Emerging antibiotic resistance among mycoplasma microorganisms is of major concern in present times as they cause various diseases in both animals and humans. Mycoplasmoses, infections caused by mycoplasma microorganisms have become common in recent past and have gained importance both due to inability to diagnose and difficulty to treat. Respiratory tract infection, mastitis, arthritis, and septicemia caused by Mycoplasma in livestock are responsible for causing heavy economic losses. These diseases are frequently reported from countries of Africa and Asia, including India. Antimycoplasma antibiotics are frequently being used as therapeutic agents for the treatment of mycoplasmoses infection in livestock. They include macrolides, tetracyclines, fluoroquinolones, and aminoglycosides which are the main antibiotic classes commonly used against mycoplasma globally. Oxytetracyclines are the commonest antibiotics used for decades followed by enrofloxacin, tylosin, and streptomycin. Danofloxacin, lincomycin, spiramycin, erythromycin, gamithromycin, azithromycin, clarithromycin, gentamicin, doxycycline, and tulathromycin are also used occasionally.
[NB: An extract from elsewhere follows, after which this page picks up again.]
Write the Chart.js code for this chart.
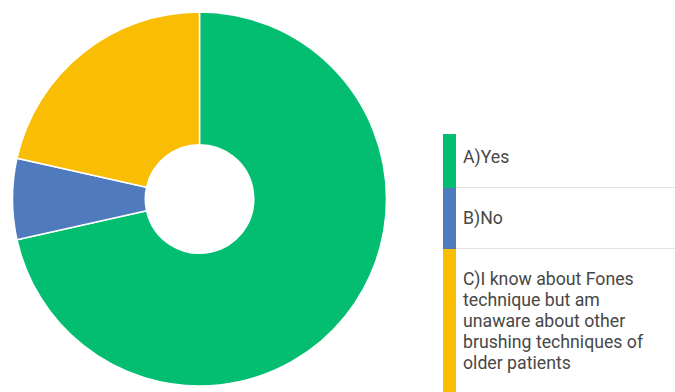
<!DOCTYPE html>
<html>
<head>
<meta charset="utf-8">
<script src="https://cdn.jsdelivr.net/npm/chart.js@4/dist/chart.umd.min.js"></script>
<style>
  html, body { margin: 0; padding: 0; background: #fff; }
  body { width: 675px; height: 392px; position: relative; overflow: hidden; font-family: Roboto, "Noto Sans", sans-serif; }
  #chartBox { position: absolute; left: 0; top: 0; width: 399px; height: 398px; }
  #legendClip { position: absolute; left: 443px; top: 134px; width: 232px; height: 258px; overflow: hidden; }
  #legend { margin-top: -7px; }
  .item { display: flex; }
  .swatch { width: 13px; flex: none; }
  .text { flex: 1; padding: 20px 0 19px 7px; border-bottom: 1px solid #e4e4e4;
          font-size: 17.7px; line-height: 21px; color: #474747; }
</style>
</head>
<body>
<div id="chartBox"><canvas id="c"></canvas></div>
<div id="legendClip"><div id="legend"></div></div>
<script>
// Survey answers and their share of respondents (%)
const categories = [
  'A)Yes',
  'B)No',
  ['C)I know about Fones', 'technique but am', 'unaware about other', 'brushing techniques of', 'older patients']
];
const shares = [71.5, 7.0, 21.5];
const colors = ['#03BE70', '#4F7BBE', '#F9BD03'];

new Chart(document.getElementById('c'), {
  type: 'doughnut',
  data: {
    labels: categories,
    datasets: [{
      data: shares,
      backgroundColor: colors,
      borderColor: '#ffffff',
      borderWidth: 1.5
    }]
  },
  options: {
    responsive: true,
    maintainAspectRatio: false,
    animation: false,
    radius: 187,
    cutout: 57.5,
    layout: { padding: 0 },
    plugins: { legend: { display: false }, tooltip: { enabled: false } }
  }
});

// Side legend: colour bar + label per answer
const legend = document.getElementById('legend');
categories.forEach((label, i) => {
  const item = document.createElement('div');
  item.className = 'item';
  const sw = document.createElement('div');
  sw.className = 'swatch';
  sw.style.background = colors[i];
  const tx = document.createElement('div');
  tx.className = 'text';
  (Array.isArray(label) ? label : [label]).forEach((line, j) => {
    if (j) tx.appendChild(document.createElement('br'));
    tx.appendChild(document.createTextNode(line));
  });
  item.appendChild(sw);
  item.appendChild(tx);
  legend.appendChild(item);
});
</script>
</body>
</html>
Continuous and unregulated use of these antibiotics over prolonged period can lead to menace of antibiotic resistance which is aided by inappropriate doses and uncontrolled use. Resistance to some antibiotics is already emerging. Mycoplasmas have devised different resistance mechanisms for combating antimicrobial action of these drugs. Common mechanisms noted are acquisitions of proteins affecting ribosomal subunits, inhibition of antibiotic efflux, structural changes in the ribosomal subunit, target mutations, expression or production of enzymes. Additional novel mechanisms of resistance still need to be investigated. Strategies for prevention and encountering of this antibiotic resistance are being devised by alternating antibiotics in application, using antimycoplasma antibiotic sensitivity tests, along with evaluation of specific doses and exploration of novel mycoplasma specific class of antibiotics. Novel targets based on various cell structures including cell membrane, organelles, proteins, enzymes or metabolites are being explored for antimycoplasma therapy. These all will help in effective therapeutic management of mycoplasmoses with minimal side effects.